* **Task goal**: Repeat, exactly and in full, the lines of the listing below, but without any pictures.
────────────────────────────────────────
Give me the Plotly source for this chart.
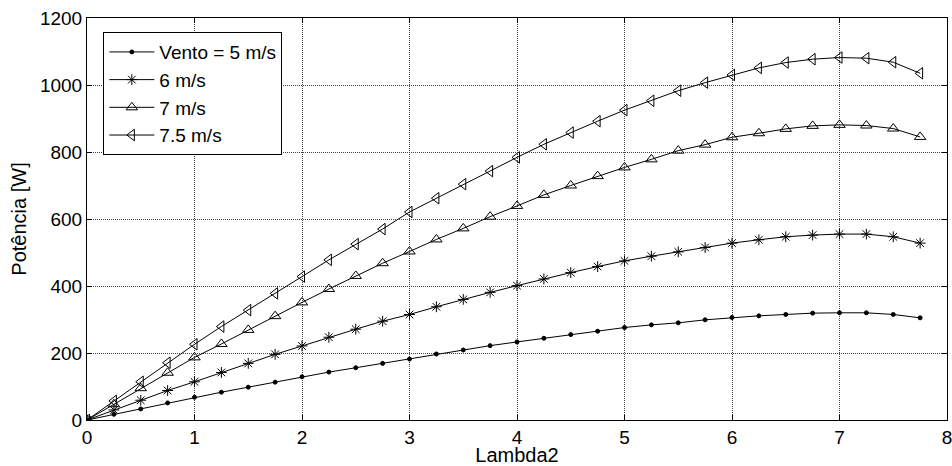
import plotly.graph_objects as go

lambda2 = [0, 0.25, 0.5, 0.75, 1, 1.25, 1.5, 1.75, 2, 2.25, 2.5, 2.75, 3, 3.25, 3.5, 3.75,
           4, 4.25, 4.5, 4.75, 5, 5.25, 5.5, 5.75, 6, 6.25, 6.5, 6.75, 7, 7.25, 7.5, 7.75]

p_5 = [0, 17, 33, 51, 68, 83, 98, 113, 129, 143, 156, 169, 182, 197, 209, 222,
       233, 244, 255, 265, 276, 284, 290, 299, 306, 311, 315, 319, 320, 320, 315, 305]
p_6 = [0, 30, 59, 88, 114, 142, 169, 196, 221, 247, 271, 295, 315, 338, 360, 381,
       401, 421, 440, 458, 475, 489, 502, 515, 528, 538, 547, 552, 555, 555, 547, 528]
p_7 = [0, 47, 95, 141, 187, 227, 269, 310, 351, 391, 430, 468, 503, 539, 572, 607,
       639, 672, 700, 728, 754, 778, 804, 822, 844, 856, 869, 878, 881, 879, 870, 845]
p_75 = [0, 57, 114, 171, 226, 279, 328, 378, 428, 478, 525, 570, 621, 662, 704, 743,
        784, 823, 858, 892, 925, 953, 983, 1007, 1030, 1051, 1067, 1077, 1082, 1080, 1068, 1035]

series = [
    ("Vento = 5 m/s", p_5, "circle", 4),
    ("6 m/s", p_6, "asterisk-open", 9),
    ("7 m/s", p_7, "triangle-up-open", 10),
    ("7.5 m/s", p_75, "triangle-left-open", 10),
]

x_ticks = [0, 1, 2, 3, 4, 5, 6, 7, 8]
y_ticks = [0, 200, 400, 600, 800, 1000, 1200]

FONT = "Liberation Sans, Arial, sans-serif"

fig = go.Figure()
for name, ys, sym, sz in series:
    fig.add_trace(go.Scatter(
        x=lambda2, y=ys, name=name, mode="lines+markers",
        line=dict(color="black", width=1),
        marker=dict(symbol=sym, size=sz, color="black",
                    line=dict(color="black", width=1)),
    ))

axis_common = dict(
    showline=True, linecolor="black", linewidth=1, mirror="ticks",
    ticks="inside", ticklen=5, tickcolor="black",
    showgrid=True, gridcolor="#444444", griddash="1px,1px", gridwidth=1,
    zeroline=False, ticklabeloverflow="allow", automargin=False,
    tickfont=dict(family=FONT, size=19, color="black"),
)

fig.update_xaxes(range=[0, 8], tickvals=x_ticks,
                 title=dict(text="Lambda2", standoff=6,
                            font=dict(family=FONT, size=20, color="black")),
                 **axis_common)
fig.update_yaxes(range=[0, 1200], tickvals=y_ticks,
                 title=dict(text="Potência [W]", standoff=7,
                            font=dict(family=FONT, size=20, color="black")),
                 **axis_common)

fig.update_layout(
    width=952, height=466,
    margin=dict(l=87, r=5, t=18, b=46),
    paper_bgcolor="white", plot_bgcolor="white",
    legend=dict(x=0.019, y=0.965, xanchor="left", yanchor="top",
                bgcolor="white", bordercolor="black", borderwidth=1,
                font=dict(family=FONT, size=19, color="black"),
                tracegroupgap=0, itemwidth=45),
    showlegend=True,
)

fig.write_html("out.html", config={"displayModeBar": False},
               post_script="document.body.style.margin='0';document.body.style.overflow='hidden';")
────────────────────────────────────────
* **Correct output**:
Give me the Plotly source for this chart.
import plotly.graph_objects as go

lambda2 = [0, 0.25, 0.5, 0.75, 1, 1.25, 1.5, 1.75, 2, 2.25, 2.5, 2.75, 3, 3.25, 3.5, 3.75,
           4, 4.25, 4.5, 4.75, 5, 5.25, 5.5, 5.75, 6, 6.25, 6.5, 6.75, 7, 7.25, 7.5, 7.75]

p_5 = [0, 17, 33, 51, 68, 83, 98, 113, 129, 143, 156, 169, 182, 197, 209, 222,
       233, 244, 255, 265, 276, 284, 290, 299, 306, 311, 315, 319, 320, 320, 315, 305]
p_6 = [0, 30, 59, 88, 114, 142, 169, 196, 221, 247, 271, 295, 315, 338, 360, 381,
       401, 421, 440, 458, 475, 489, 502, 515, 528, 538, 547, 552, 555, 555, 547, 528]
p_7 = [0, 47, 95, 141, 187, 227, 269, 310, 351, 391, 430, 468, 503, 539, 572, 607,
       639, 672, 700, 728, 754, 778, 804, 822, 844, 856, 869, 878, 881, 879, 870, 845]
p_75 = [0, 57, 114, 171, 226, 279, 328, 378, 428, 478, 525, 570, 621, 662, 704, 743,
        784, 823, 858, 892, 925, 953, 983, 1007, 1030, 1051, 1067, 1077, 1082, 1080, 1068, 1035]

series = [
    ("Vento = 5 m/s", p_5, "circle", 4),
    ("6 m/s", p_6, "asterisk-open", 9),
    ("7 m/s", p_7, "triangle-up-open", 10),
    ("7.5 m/s", p_75, "triangle-left-open", 10),
]

x_ticks = [0, 1, 2, 3, 4, 5, 6, 7, 8]
y_ticks = [0, 200, 400, 600, 800, 1000, 1200]

FONT = "Liberation Sans, Arial, sans-serif"

fig = go.Figure()
for name, ys, sym, sz in series:
    fig.add_trace(go.Scatter(
        x=lambda2, y=ys, name=name, mode="lines+markers",
        line=dict(color="black", width=1),
        marker=dict(symbol=sym, size=sz, color="black",
                    line=dict(color="black", width=1)),
    ))

axis_common = dict(
    showline=True, linecolor="black", linewidth=1, mirror="ticks",
    ticks="inside", ticklen=5, tickcolor="black",
    showgrid=True, gridcolor="#444444", griddash="1px,1px", gridwidth=1,
    zeroline=False, ticklabeloverflow="allow", automargin=False,
    tickfont=dict(family=FONT, size=19, color="black"),
)

fig.update_xaxes(range=[0, 8], tickvals=x_ticks,
                 title=dict(text="Lambda2", standoff=6,
                            font=dict(family=FONT, size=20, color="black")),
                 **axis_common)
fig.update_yaxes(range=[0, 1200], tickvals=y_ticks,
                 title=dict(text="Potência [W]", standoff=7,
                            font=dict(family=FONT, size=20, color="black")),
                 **axis_common)

fig.update_layout(
    width=952, height=466,
    margin=dict(l=87, r=5, t=18, b=46),
    paper_bgcolor="white", plot_bgcolor="white",
    legend=dict(x=0.019, y=0.965, xanchor="left", yanchor="top",
                bgcolor="white", bordercolor="black", borderwidth=1,
                font=dict(family=FONT, size=19, color="black"),
                tracegroupgap=0, itemwidth=45),
    showlegend=True,
)

fig.write_html("out.html", config={"displayModeBar": False},
               post_script="document.body.style.margin='0';document.body.style.overflow='hidden';")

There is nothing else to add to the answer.